Depuis le départ du feu président Mathieu Kérékou du pouvoir en 2006, Boni Yayi d’abord et ensuite Patrice Talon sont les deux personnalités qui dominent la vie politique béninoise. Les deux ont été des amis et des alliés politiques au cours de la majeure partie de la présidence de Boni Yayi (2006-2016) avant de devenir à la fin des adversaires. Il est difficile d’expliquer les raisons de cette opposition viscérale entre les deux anciens amis.
Cette relation d’adversité entretenue par ces deux personnalités avait dégénéré en un affrontement mortel entre les partisans de l’opposition et les forces de l’ordre avant, pendant et après les élections législatives de 2019. Ces élections législatives ont été caractérisées par l’absence de l’opposition qui a été de fait écartée de ce scrutin.
Dès lors, faute d’opposition parlementaire, le Président Patrice Talon a parfaitement réussi à modifier la constitution pour entre autres faire adopter sa réforme du système partisan. Il a pu aussi renouveler à la tête de l’État béninois son mandat qui se termine en 2026. De plus, la mise œuvre des réformes partisans ont consolidé la mainmise de la mouvance présidentielle sur l’Assemblée nationale, mais le parti de l’ancien président a réussi tout de même à obtenir 28 sièges.
Par conséquent, dans ces conditions actuelles où la candidature aux élections présidentielles est subordonnée à l’obtention de 10% des parrainages du collège électoral que sont les députés et les maires, les deux partis favorables au Président Patrice Talon, l’Union Progressiste pour le Renouveau et le Bloc Républicain ainsi que le parti Les Démocrates maintenant présidé par l’ancien président Boni Yayi, sont les seuls qui pourront décider de qui pourra prendre part au scrutin de 2026.

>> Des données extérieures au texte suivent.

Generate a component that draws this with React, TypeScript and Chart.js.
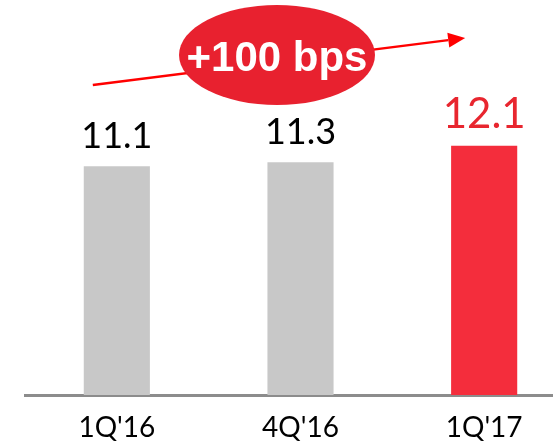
import React, { useEffect, useRef } from "react";
import { Chart, registerables } from "chart.js";

Chart.register(...registerables);

const categories = ["1Q'16", "4Q'16", "1Q'17"];
const values = [11.1, 11.3, 12.1];
const valueLabels = ["11.1", "11.3", "12.1"];
const highlightIndex = 2;
const changeLabel = "+100 bps";
const yMin = 0;
const yMax = 15;

const GRAY_BAR = "#c8c8c8";
const RED_BAR = "#f42d3c";
const RED_LABEL = "#e8262f";
const RED_BUBBLE = "#e8212f";
const RED_ARROW = "#ff0000";
const AXIS = "#8c8c8c";

const annotationPlugin = {
  id: "annotations",
  afterDatasetsDraw(chart: any) {
    const ctx = chart.ctx;
    const meta = chart.getDatasetMeta(0);
    ctx.save();
    ctx.textAlign = "center";
    ctx.textBaseline = "alphabetic";
    meta.data.forEach((bar: any, i: number) => {
      const hi = i === highlightIndex;
      ctx.fillStyle = hi ? RED_LABEL : "#000000";
      ctx.font = `${hi ? 42 : 36}px Lato`;
      ctx.fillText(valueLabels[i], bar.x, bar.y - 18);
    });

    // arrow
    const x0 = meta.data[0].x - 24;
    const x1 = meta.data[2].x - 19;
    const y0 = 85;
    const y1 = 38;
    const ang = Math.atan2(y1 - y0, x1 - x0);
    const headLen = 17;
    const headW = 7.5;
    const bx = x1 - headLen * Math.cos(ang);
    const by = y1 - headLen * Math.sin(ang);
    ctx.strokeStyle = RED_ARROW;
    ctx.lineWidth = 2.5;
    ctx.beginPath();
    ctx.moveTo(x0, y0);
    ctx.lineTo(bx, by);
    ctx.stroke();
    ctx.fillStyle = RED_ARROW;
    ctx.beginPath();
    ctx.moveTo(x1, y1);
    ctx.lineTo(bx + headW * Math.sin(ang), by - headW * Math.cos(ang));
    ctx.lineTo(bx - headW * Math.sin(ang), by + headW * Math.cos(ang));
    ctx.closePath();
    ctx.fill();

    // bubble
    const cx = 277;
    const cy = 55;
    ctx.fillStyle = RED_BUBBLE;
    ctx.beginPath();
    ctx.ellipse(cx, cy, 98, 50, 0, 0, Math.PI * 2);
    ctx.fill();
    ctx.fillStyle = "#ffffff";
    ctx.font = "bold 42px 'Liberation Sans'";
    ctx.textAlign = "center";
    ctx.textBaseline = "alphabetic";
    ctx.fillText(changeLabel, cx, 71);
    ctx.restore();
  },
};

export default function App() {
  const canvasRef = useRef<HTMLCanvasElement | null>(null);

  useEffect(() => {
    if (!canvasRef.current) return;
    const chart = new Chart(canvasRef.current, {
      type: "bar",
      data: {
        labels: categories,
        datasets: [
          {
            data: values,
            backgroundColor: values.map((_, i) => (i === highlightIndex ? RED_BAR : GRAY_BAR)),
            borderWidth: 0,
            barPercentage: 0.36,
            categoryPercentage: 1,
          },
        ],
      },
      options: {
        responsive: false,
        maintainAspectRatio: false,
        devicePixelRatio: 1,
        animation: false,
        layout: { padding: { top: 86, left: 25, right: 24, bottom: 0 } },
        plugins: {
          legend: { display: false },
          tooltip: { enabled: false },
          title: { display: false },
        },
        scales: {
          x: {
            type: "category",
            offset: true,
            grid: { display: false, drawTicks: false },
            border: { display: true, color: AXIS, width: 3 },
            ticks: {
              color: "#000000",
              font: { family: "Lato", size: 28 },
              padding: 16,
              maxRotation: 0,
            },
            afterFit: (scale: any) => {
              scale.height = 48;
            },
          },
          y: {
            display: false,
            min: yMin,
            max: yMax,
          },
        },
      },
      plugins: [annotationPlugin],
    });
    return () => chart.destroy();
  }, []);

  return (
    <div
      style={{
        position: "absolute",
        left: 0,
        top: 0,
        width: 553,
        height: 443,
        overflow: "hidden",
        background: "#ffffff",
      }}
    >
      <canvas ref={canvasRef} width={600} height={443} style={{ display: "block" }} />
    </div>
  );
}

Le Bénin est alors enfermé dans un duel entre Boni Yayi et Patrice Talon. Il s’agit d’un duel qui va occulter les véritables questions d’enjeu national. La lutte contre la déferlante djihadiste est une préoccupation essentielle, car elle menace le pays dans le nord et a déjà déstabilisé la quasi-totalité des pays du Sahel. La présence militaire française au Sahel est vue aussi par la plupart des citoyens de la sous-région ouest-africaine comme faisant partie des facteurs de déstabilisation. L’industrialisation de la sous-région ouest-africaine dans le contexte d’une démographie jeune et dynamique, de manque de financement et d’une faible intégration économique des pays mérite une attention particulière de la classe politique. L’avenir du franc CFA qui est un obstacle à la souveraineté économique des pays est aussi un enjeu capital. Ce sont autant de questions qui devraient être au centre des débats et des réflexions dans la classe politique.

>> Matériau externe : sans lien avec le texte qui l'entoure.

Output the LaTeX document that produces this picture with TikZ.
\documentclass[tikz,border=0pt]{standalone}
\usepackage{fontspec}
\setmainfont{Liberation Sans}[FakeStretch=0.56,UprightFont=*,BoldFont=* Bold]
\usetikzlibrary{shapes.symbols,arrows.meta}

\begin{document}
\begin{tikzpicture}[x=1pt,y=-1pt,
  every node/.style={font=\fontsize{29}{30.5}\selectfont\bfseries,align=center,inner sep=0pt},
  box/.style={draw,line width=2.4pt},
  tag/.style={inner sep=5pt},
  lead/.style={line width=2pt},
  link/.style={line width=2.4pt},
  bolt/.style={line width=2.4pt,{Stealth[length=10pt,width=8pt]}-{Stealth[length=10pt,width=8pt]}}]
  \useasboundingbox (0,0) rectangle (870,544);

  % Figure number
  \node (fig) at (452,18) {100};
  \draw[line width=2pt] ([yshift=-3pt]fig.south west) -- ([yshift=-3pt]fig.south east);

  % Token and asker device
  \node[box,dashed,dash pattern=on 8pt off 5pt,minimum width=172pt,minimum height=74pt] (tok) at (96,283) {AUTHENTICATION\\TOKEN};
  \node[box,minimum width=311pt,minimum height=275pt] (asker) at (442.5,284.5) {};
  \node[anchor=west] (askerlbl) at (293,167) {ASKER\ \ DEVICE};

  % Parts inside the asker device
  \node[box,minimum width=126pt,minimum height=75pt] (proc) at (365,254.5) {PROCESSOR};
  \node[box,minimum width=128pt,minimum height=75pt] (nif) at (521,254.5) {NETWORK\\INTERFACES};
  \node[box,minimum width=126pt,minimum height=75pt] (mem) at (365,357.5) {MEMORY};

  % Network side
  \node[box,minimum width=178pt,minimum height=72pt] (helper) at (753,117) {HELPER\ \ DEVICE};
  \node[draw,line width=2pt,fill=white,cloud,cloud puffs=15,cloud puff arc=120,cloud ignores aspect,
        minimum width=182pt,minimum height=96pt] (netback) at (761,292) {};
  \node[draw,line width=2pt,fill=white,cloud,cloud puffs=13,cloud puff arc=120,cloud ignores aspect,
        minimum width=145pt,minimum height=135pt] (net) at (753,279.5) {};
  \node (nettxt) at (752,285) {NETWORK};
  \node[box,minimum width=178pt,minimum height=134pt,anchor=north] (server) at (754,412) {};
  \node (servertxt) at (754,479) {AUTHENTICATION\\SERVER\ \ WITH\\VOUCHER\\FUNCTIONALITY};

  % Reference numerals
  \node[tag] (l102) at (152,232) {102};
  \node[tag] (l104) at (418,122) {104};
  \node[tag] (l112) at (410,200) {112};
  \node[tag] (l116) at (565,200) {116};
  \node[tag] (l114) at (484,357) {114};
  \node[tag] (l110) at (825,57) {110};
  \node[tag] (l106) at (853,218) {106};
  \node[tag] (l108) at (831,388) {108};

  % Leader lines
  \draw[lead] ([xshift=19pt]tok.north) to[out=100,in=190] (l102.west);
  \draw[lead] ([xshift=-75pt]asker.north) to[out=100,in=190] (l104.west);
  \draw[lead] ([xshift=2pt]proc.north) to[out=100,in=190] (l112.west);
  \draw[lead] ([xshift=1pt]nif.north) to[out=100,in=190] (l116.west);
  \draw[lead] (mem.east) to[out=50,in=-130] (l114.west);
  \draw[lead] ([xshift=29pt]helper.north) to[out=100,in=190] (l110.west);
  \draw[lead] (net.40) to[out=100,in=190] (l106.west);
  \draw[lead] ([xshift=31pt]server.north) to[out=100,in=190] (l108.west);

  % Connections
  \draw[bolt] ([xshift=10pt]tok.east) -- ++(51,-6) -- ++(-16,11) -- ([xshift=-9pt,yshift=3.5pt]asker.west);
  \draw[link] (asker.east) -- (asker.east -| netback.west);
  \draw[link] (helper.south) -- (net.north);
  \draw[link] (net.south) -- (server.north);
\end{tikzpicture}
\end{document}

Or, connaissant les orientations politiques que ces deux personnalités politiques les plus influentes ont donné durant plus d’une décennie au Bénin devenu l’un des pays les plus francophiles de la sous-région et tenant compte de leur impact sur ces élections prochaines, il est à craindre que peu de choses puissent changer quant à ces questions d’enjeu national.